Ironically, a work more kinetic and less meditative than last year’s Songs of the Wanderers ultimately seemed to last longer than that offering; repeating itself at some length, and ultimately saying less in the process.

This week: The home folks appear for the first time with official blessings on an ADF stage, as Cornelia Kip Lee, Durham’s 2 Near the Edge, and Asheville’s Terpsicorps Theatre of Dance inaugurate the “Opening Acts” series of local artist performances, Thursday night at 6:30 in Sheafer Theater.

Meanwhile, on the main stage: It’s been fashionable, of course, to bash Pilobolus now for any number of years. You could hardly be a dance snob if you didn’t.

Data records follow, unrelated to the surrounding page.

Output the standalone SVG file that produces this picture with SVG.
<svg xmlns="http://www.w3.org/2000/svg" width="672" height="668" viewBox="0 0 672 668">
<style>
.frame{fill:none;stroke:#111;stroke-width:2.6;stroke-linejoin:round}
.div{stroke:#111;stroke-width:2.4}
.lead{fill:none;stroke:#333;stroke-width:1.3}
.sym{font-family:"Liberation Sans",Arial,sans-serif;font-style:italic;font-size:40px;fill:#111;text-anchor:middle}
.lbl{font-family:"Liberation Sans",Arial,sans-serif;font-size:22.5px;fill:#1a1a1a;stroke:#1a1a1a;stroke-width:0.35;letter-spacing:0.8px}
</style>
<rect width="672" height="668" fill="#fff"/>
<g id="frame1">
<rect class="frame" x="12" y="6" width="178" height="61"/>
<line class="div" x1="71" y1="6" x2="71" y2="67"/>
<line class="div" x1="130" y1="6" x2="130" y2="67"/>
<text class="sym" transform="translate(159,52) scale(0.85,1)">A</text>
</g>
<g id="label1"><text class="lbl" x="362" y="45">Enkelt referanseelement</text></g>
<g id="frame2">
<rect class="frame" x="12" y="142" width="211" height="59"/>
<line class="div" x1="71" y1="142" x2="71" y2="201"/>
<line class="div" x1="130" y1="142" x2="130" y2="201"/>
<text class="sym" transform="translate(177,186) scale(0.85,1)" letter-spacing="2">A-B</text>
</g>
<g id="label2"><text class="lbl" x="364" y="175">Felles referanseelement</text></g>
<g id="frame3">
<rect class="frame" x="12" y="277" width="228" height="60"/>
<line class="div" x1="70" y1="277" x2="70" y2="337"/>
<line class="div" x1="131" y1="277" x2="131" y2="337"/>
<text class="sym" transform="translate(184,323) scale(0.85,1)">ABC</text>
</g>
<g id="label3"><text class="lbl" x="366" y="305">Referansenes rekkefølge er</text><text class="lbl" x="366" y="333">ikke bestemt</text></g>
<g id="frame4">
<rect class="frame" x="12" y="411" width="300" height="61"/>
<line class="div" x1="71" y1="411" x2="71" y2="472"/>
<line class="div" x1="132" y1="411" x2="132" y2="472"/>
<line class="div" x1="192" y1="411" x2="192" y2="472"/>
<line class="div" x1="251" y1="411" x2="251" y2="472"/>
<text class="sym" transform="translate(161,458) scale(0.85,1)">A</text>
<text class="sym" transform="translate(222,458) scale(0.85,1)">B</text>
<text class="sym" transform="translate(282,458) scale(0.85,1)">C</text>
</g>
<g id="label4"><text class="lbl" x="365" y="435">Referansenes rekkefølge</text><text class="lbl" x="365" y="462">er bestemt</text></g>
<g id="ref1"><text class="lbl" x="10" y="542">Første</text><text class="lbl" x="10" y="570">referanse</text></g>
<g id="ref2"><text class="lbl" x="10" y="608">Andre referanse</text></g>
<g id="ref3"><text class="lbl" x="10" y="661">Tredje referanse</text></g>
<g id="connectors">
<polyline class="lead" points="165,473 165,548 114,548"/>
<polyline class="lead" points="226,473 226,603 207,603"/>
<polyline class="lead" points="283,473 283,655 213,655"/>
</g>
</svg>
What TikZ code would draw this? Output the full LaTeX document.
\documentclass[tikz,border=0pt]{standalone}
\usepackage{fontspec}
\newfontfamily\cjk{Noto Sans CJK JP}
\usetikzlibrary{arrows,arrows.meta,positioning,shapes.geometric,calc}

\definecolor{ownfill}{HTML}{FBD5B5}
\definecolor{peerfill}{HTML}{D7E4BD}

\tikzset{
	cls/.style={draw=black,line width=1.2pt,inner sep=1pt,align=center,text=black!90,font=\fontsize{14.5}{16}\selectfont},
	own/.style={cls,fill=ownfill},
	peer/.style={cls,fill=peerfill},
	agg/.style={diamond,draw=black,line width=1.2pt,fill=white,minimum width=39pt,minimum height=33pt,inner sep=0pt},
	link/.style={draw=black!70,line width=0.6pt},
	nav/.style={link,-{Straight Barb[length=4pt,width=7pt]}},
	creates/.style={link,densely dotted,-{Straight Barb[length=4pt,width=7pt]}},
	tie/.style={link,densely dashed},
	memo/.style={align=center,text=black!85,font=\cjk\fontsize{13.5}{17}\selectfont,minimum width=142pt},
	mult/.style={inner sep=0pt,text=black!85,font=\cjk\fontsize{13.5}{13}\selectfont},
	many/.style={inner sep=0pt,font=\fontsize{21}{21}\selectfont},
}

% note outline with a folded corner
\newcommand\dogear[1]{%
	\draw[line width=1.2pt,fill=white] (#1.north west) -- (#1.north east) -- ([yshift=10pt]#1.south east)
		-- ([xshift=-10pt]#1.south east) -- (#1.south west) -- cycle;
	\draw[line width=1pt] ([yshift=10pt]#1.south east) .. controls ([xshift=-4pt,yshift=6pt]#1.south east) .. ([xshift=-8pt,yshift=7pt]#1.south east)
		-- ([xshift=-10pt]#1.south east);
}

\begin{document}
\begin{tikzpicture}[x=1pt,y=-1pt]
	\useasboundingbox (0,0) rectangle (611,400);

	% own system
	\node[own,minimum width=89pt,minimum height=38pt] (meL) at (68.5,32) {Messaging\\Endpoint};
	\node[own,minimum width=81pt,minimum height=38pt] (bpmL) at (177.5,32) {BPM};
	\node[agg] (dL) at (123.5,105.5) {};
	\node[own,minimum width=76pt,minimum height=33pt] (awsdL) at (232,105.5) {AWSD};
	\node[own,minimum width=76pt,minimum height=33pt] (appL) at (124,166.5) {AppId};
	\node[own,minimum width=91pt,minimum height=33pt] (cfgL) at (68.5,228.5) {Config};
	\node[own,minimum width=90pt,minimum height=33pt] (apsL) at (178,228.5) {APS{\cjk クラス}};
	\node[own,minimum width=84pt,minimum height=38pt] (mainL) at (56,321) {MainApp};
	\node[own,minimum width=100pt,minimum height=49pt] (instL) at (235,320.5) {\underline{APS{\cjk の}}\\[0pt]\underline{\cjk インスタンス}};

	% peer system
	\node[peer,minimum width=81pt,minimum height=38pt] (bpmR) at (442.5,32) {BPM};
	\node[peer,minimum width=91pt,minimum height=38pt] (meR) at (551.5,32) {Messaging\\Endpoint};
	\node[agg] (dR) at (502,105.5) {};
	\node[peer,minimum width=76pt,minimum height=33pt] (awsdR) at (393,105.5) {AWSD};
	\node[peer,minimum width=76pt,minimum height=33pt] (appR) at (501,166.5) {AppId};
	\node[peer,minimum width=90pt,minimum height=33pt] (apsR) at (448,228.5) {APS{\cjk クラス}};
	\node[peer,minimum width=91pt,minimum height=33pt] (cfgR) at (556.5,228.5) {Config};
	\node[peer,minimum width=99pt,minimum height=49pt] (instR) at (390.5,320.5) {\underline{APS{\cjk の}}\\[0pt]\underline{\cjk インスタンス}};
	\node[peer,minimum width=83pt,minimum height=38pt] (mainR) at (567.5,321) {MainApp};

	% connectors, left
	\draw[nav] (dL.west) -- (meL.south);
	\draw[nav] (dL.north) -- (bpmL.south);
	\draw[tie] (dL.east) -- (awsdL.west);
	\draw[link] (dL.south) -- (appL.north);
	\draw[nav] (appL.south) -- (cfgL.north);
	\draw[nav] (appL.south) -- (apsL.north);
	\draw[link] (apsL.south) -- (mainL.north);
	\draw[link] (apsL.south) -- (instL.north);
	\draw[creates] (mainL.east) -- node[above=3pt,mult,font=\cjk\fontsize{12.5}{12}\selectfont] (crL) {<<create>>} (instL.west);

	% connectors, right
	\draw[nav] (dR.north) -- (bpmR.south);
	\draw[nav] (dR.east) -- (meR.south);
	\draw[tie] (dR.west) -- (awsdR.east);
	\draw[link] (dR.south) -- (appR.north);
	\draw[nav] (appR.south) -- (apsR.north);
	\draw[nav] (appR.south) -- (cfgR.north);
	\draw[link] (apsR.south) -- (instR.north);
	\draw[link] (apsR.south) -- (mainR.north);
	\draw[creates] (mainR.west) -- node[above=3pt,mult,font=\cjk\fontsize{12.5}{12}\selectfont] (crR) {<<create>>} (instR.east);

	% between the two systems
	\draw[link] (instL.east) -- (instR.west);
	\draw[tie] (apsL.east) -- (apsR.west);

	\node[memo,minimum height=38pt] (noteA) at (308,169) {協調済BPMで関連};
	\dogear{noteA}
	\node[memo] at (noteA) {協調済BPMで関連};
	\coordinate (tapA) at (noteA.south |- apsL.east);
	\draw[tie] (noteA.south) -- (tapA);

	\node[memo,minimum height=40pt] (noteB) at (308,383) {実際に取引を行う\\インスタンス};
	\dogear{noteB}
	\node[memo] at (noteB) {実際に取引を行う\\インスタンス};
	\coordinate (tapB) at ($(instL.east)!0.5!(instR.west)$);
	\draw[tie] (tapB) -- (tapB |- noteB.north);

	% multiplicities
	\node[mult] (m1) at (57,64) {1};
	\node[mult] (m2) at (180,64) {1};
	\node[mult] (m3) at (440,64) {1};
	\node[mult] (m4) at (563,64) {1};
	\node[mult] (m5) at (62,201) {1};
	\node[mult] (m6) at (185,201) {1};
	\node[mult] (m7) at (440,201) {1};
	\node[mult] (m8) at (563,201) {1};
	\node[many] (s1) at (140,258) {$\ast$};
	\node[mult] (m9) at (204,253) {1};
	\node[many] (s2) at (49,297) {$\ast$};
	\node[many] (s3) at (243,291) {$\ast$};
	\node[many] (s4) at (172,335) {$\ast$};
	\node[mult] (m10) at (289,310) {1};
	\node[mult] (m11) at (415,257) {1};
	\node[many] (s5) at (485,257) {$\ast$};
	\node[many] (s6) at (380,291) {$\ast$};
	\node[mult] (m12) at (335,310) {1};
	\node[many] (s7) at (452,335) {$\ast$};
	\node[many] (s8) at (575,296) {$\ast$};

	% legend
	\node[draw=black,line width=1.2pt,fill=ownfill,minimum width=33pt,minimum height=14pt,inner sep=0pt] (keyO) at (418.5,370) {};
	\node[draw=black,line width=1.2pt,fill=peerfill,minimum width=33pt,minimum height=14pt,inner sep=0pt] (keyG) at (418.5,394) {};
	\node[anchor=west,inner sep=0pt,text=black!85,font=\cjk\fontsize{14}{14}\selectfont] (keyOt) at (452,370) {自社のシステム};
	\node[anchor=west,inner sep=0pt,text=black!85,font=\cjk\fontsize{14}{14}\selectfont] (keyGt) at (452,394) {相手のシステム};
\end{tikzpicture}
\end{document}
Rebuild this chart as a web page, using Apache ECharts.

But those tempted to dismiss my warnings last week about the offerings ahead should be reminded of two things.

I’m still not ashamed to admit I count the 1997 world premiere of Gnomen, their vivid choreographic book of the dead for fallen dancer Jim Blanc, among the handful of times I’ve been moved to tears in a theater.

And that still doesn’t excuse the sketchbook and boilerplate they dumped on the ADF stage last year.

Given previous experience with the lineup listed at press time, call their Tuesday-Wednesday “Program A” half a loaf at best, with 1971’s Walklyndon and last decade’s Sweet Purgatory attempting to balance out two lackluster works from last year.

The weekend’s “Program B” places their classic Day Two on one side of the scales. On the other, Duet for Six, currently billed as Pilobolus’ answer to La Ronde, a look in on relationships of differing thermal values, and Star-Cross’d, whose stellar–or was that bat-like?–acrobatics were well-received when the work premiered last month in Connecticut.